- **STATED EXERCISE**
Copy out the data below as written; omit any images.

────────────────────────────────────────

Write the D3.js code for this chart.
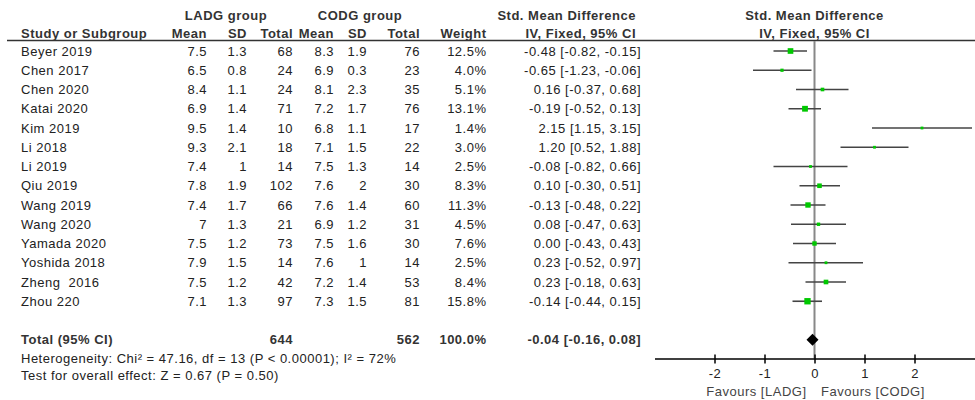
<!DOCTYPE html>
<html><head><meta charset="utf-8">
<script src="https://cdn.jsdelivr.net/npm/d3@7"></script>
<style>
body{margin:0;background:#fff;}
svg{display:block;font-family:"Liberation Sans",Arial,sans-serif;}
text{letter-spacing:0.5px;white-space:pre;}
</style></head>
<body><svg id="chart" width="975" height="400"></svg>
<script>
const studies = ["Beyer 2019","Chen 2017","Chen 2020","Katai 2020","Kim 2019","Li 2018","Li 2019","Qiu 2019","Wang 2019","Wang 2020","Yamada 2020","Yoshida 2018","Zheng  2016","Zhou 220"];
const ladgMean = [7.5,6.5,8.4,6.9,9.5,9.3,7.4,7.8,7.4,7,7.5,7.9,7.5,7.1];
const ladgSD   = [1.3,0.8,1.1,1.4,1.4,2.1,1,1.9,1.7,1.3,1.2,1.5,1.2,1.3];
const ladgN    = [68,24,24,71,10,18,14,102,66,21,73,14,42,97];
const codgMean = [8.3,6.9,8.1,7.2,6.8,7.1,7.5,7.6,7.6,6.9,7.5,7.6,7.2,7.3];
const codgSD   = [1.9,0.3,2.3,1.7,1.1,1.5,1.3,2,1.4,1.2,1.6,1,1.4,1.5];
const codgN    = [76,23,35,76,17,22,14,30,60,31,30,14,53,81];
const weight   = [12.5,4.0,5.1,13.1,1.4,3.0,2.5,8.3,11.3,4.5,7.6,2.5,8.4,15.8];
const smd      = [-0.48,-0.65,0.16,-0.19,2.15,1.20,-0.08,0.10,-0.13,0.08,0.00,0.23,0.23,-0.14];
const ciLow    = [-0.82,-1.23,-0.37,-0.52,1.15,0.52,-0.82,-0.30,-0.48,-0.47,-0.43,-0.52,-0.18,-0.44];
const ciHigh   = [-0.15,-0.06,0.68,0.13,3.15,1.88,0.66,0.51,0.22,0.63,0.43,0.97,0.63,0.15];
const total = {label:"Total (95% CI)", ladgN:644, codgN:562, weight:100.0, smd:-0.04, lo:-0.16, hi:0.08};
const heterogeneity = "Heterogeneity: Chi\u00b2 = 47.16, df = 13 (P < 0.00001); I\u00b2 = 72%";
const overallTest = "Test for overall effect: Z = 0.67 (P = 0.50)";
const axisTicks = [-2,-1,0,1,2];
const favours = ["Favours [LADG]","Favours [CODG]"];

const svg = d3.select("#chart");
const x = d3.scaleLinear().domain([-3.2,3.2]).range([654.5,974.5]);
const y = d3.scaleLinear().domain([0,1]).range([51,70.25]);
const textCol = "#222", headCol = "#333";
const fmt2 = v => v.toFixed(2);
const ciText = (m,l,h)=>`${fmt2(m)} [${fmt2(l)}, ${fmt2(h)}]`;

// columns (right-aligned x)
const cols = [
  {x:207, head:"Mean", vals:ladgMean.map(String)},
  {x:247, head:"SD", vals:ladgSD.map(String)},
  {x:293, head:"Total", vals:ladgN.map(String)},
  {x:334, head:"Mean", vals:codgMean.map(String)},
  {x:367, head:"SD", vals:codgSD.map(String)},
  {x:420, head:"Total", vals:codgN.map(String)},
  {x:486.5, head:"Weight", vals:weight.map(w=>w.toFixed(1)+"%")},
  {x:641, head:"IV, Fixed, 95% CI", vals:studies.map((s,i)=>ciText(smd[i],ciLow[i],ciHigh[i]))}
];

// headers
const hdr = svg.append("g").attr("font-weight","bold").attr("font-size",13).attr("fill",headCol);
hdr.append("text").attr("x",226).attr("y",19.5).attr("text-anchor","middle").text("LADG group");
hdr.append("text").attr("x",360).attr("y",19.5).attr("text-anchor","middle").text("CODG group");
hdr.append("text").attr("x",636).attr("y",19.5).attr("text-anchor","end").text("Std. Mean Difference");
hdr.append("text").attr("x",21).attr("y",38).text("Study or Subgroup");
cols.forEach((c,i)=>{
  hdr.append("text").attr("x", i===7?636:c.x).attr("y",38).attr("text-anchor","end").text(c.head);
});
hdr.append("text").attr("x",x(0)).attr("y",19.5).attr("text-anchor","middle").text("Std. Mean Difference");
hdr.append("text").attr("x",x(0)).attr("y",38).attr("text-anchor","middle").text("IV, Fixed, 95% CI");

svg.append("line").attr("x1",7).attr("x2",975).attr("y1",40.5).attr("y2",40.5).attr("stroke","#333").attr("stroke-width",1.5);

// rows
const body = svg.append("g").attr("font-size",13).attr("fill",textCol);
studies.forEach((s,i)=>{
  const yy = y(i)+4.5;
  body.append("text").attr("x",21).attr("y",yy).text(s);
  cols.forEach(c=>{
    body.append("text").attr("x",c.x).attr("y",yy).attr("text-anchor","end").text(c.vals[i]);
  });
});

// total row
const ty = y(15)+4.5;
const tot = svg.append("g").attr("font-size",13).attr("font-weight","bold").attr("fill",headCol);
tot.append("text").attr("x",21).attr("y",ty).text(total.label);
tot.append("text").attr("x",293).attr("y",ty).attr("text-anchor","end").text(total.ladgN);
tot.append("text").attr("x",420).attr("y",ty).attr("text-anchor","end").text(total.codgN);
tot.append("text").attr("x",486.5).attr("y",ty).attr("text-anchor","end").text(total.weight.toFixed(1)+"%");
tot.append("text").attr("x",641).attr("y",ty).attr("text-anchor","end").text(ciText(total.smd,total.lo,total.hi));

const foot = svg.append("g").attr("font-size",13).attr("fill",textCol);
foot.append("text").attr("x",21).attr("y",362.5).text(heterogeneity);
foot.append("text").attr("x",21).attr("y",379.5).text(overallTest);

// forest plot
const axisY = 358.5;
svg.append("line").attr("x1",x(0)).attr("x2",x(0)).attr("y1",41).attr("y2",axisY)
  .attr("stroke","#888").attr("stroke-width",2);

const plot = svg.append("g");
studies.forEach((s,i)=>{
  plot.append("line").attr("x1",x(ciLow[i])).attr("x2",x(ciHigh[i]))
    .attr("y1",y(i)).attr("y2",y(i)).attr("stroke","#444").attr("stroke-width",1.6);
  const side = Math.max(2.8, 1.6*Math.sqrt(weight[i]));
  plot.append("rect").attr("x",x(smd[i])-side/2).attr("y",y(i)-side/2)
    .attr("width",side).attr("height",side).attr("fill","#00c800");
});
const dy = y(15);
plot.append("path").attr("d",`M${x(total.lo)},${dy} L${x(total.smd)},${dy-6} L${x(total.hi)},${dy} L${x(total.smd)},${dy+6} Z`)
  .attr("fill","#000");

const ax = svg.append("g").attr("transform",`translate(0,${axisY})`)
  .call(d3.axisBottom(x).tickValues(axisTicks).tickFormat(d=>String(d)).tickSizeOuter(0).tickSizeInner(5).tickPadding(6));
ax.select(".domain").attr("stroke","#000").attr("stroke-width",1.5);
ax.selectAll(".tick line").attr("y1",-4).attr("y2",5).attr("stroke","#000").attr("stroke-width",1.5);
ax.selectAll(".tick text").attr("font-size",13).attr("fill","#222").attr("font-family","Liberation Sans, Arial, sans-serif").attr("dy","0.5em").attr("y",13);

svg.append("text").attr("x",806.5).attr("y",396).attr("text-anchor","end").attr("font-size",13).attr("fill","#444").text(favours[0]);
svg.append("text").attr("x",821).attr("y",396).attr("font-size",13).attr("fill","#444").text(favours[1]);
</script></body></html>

────────────────────────────────────────

- **EXERCISE ANSWER**
Write the D3.js code for this chart.
<!DOCTYPE html>
<html><head><meta charset="utf-8">
<script src="https://cdn.jsdelivr.net/npm/d3@7"></script>
<style>
body{margin:0;background:#fff;}
svg{display:block;font-family:"Liberation Sans",Arial,sans-serif;}
text{letter-spacing:0.5px;white-space:pre;}
</style></head>
<body><svg id="chart" width="975" height="400"></svg>
<script>
const studies = ["Beyer 2019","Chen 2017","Chen 2020","Katai 2020","Kim 2019","Li 2018","Li 2019","Qiu 2019","Wang 2019","Wang 2020","Yamada 2020","Yoshida 2018","Zheng  2016","Zhou 220"];
const ladgMean = [7.5,6.5,8.4,6.9,9.5,9.3,7.4,7.8,7.4,7,7.5,7.9,7.5,7.1];
const ladgSD   = [1.3,0.8,1.1,1.4,1.4,2.1,1,1.9,1.7,1.3,1.2,1.5,1.2,1.3];
const ladgN    = [68,24,24,71,10,18,14,102,66,21,73,14,42,97];
const codgMean = [8.3,6.9,8.1,7.2,6.8,7.1,7.5,7.6,7.6,6.9,7.5,7.6,7.2,7.3];
const codgSD   = [1.9,0.3,2.3,1.7,1.1,1.5,1.3,2,1.4,1.2,1.6,1,1.4,1.5];
const codgN    = [76,23,35,76,17,22,14,30,60,31,30,14,53,81];
const weight   = [12.5,4.0,5.1,13.1,1.4,3.0,2.5,8.3,11.3,4.5,7.6,2.5,8.4,15.8];
const smd      = [-0.48,-0.65,0.16,-0.19,2.15,1.20,-0.08,0.10,-0.13,0.08,0.00,0.23,0.23,-0.14];
const ciLow    = [-0.82,-1.23,-0.37,-0.52,1.15,0.52,-0.82,-0.30,-0.48,-0.47,-0.43,-0.52,-0.18,-0.44];
const ciHigh   = [-0.15,-0.06,0.68,0.13,3.15,1.88,0.66,0.51,0.22,0.63,0.43,0.97,0.63,0.15];
const total = {label:"Total (95% CI)", ladgN:644, codgN:562, weight:100.0, smd:-0.04, lo:-0.16, hi:0.08};
const heterogeneity = "Heterogeneity: Chi\u00b2 = 47.16, df = 13 (P < 0.00001); I\u00b2 = 72%";
const overallTest = "Test for overall effect: Z = 0.67 (P = 0.50)";
const axisTicks = [-2,-1,0,1,2];
const favours = ["Favours [LADG]","Favours [CODG]"];

const svg = d3.select("#chart");
const x = d3.scaleLinear().domain([-3.2,3.2]).range([654.5,974.5]);
const y = d3.scaleLinear().domain([0,1]).range([51,70.25]);
const textCol = "#222", headCol = "#333";
const fmt2 = v => v.toFixed(2);
const ciText = (m,l,h)=>`${fmt2(m)} [${fmt2(l)}, ${fmt2(h)}]`;

// columns (right-aligned x)
const cols = [
  {x:207, head:"Mean", vals:ladgMean.map(String)},
  {x:247, head:"SD", vals:ladgSD.map(String)},
  {x:293, head:"Total", vals:ladgN.map(String)},
  {x:334, head:"Mean", vals:codgMean.map(String)},
  {x:367, head:"SD", vals:codgSD.map(String)},
  {x:420, head:"Total", vals:codgN.map(String)},
  {x:486.5, head:"Weight", vals:weight.map(w=>w.toFixed(1)+"%")},
  {x:641, head:"IV, Fixed, 95% CI", vals:studies.map((s,i)=>ciText(smd[i],ciLow[i],ciHigh[i]))}
];

// headers
const hdr = svg.append("g").attr("font-weight","bold").attr("font-size",13).attr("fill",headCol);
hdr.append("text").attr("x",226).attr("y",19.5).attr("text-anchor","middle").text("LADG group");
hdr.append("text").attr("x",360).attr("y",19.5).attr("text-anchor","middle").text("CODG group");
hdr.append("text").attr("x",636).attr("y",19.5).attr("text-anchor","end").text("Std. Mean Difference");
hdr.append("text").attr("x",21).attr("y",38).text("Study or Subgroup");
cols.forEach((c,i)=>{
  hdr.append("text").attr("x", i===7?636:c.x).attr("y",38).attr("text-anchor","end").text(c.head);
});
hdr.append("text").attr("x",x(0)).attr("y",19.5).attr("text-anchor","middle").text("Std. Mean Difference");
hdr.append("text").attr("x",x(0)).attr("y",38).attr("text-anchor","middle").text("IV, Fixed, 95% CI");

svg.append("line").attr("x1",7).attr("x2",975).attr("y1",40.5).attr("y2",40.5).attr("stroke","#333").attr("stroke-width",1.5);

// rows
const body = svg.append("g").attr("font-size",13).attr("fill",textCol);
studies.forEach((s,i)=>{
  const yy = y(i)+4.5;
  body.append("text").attr("x",21).attr("y",yy).text(s);
  cols.forEach(c=>{
    body.append("text").attr("x",c.x).attr("y",yy).attr("text-anchor","end").text(c.vals[i]);
  });
});

// total row
const ty = y(15)+4.5;
const tot = svg.append("g").attr("font-size",13).attr("font-weight","bold").attr("fill",headCol);
tot.append("text").attr("x",21).attr("y",ty).text(total.label);
tot.append("text").attr("x",293).attr("y",ty).attr("text-anchor","end").text(total.ladgN);
tot.append("text").attr("x",420).attr("y",ty).attr("text-anchor","end").text(total.codgN);
tot.append("text").attr("x",486.5).attr("y",ty).attr("text-anchor","end").text(total.weight.toFixed(1)+"%");
tot.append("text").attr("x",641).attr("y",ty).attr("text-anchor","end").text(ciText(total.smd,total.lo,total.hi));

const foot = svg.append("g").attr("font-size",13).attr("fill",textCol);
foot.append("text").attr("x",21).attr("y",362.5).text(heterogeneity);
foot.append("text").attr("x",21).attr("y",379.5).text(overallTest);

// forest plot
const axisY = 358.5;
svg.append("line").attr("x1",x(0)).attr("x2",x(0)).attr("y1",41).attr("y2",axisY)
  .attr("stroke","#888").attr("stroke-width",2);

const plot = svg.append("g");
studies.forEach((s,i)=>{
  plot.append("line").attr("x1",x(ciLow[i])).attr("x2",x(ciHigh[i]))
    .attr("y1",y(i)).attr("y2",y(i)).attr("stroke","#444").attr("stroke-width",1.6);
  const side = Math.max(2.8, 1.6*Math.sqrt(weight[i]));
  plot.append("rect").attr("x",x(smd[i])-side/2).attr("y",y(i)-side/2)
    .attr("width",side).attr("height",side).attr("fill","#00c800");
});
const dy = y(15);
plot.append("path").attr("d",`M${x(total.lo)},${dy} L${x(total.smd)},${dy-6} L${x(total.hi)},${dy} L${x(total.smd)},${dy+6} Z`)
  .attr("fill","#000");

const ax = svg.append("g").attr("transform",`translate(0,${axisY})`)
  .call(d3.axisBottom(x).tickValues(axisTicks).tickFormat(d=>String(d)).tickSizeOuter(0).tickSizeInner(5).tickPadding(6));
ax.select(".domain").attr("stroke","#000").attr("stroke-width",1.5);
ax.selectAll(".tick line").attr("y1",-4).attr("y2",5).attr("stroke","#000").attr("stroke-width",1.5);
ax.selectAll(".tick text").attr("font-size",13).attr("fill","#222").attr("font-family","Liberation Sans, Arial, sans-serif").attr("dy","0.5em").attr("y",13);

svg.append("text").attr("x",806.5).attr("y",396).attr("text-anchor","end").attr("font-size",13).attr("fill","#444").text(favours[0]);
svg.append("text").attr("x",821).attr("y",396).attr("font-size",13).attr("fill","#444").text(favours[1]);
</script></body></html>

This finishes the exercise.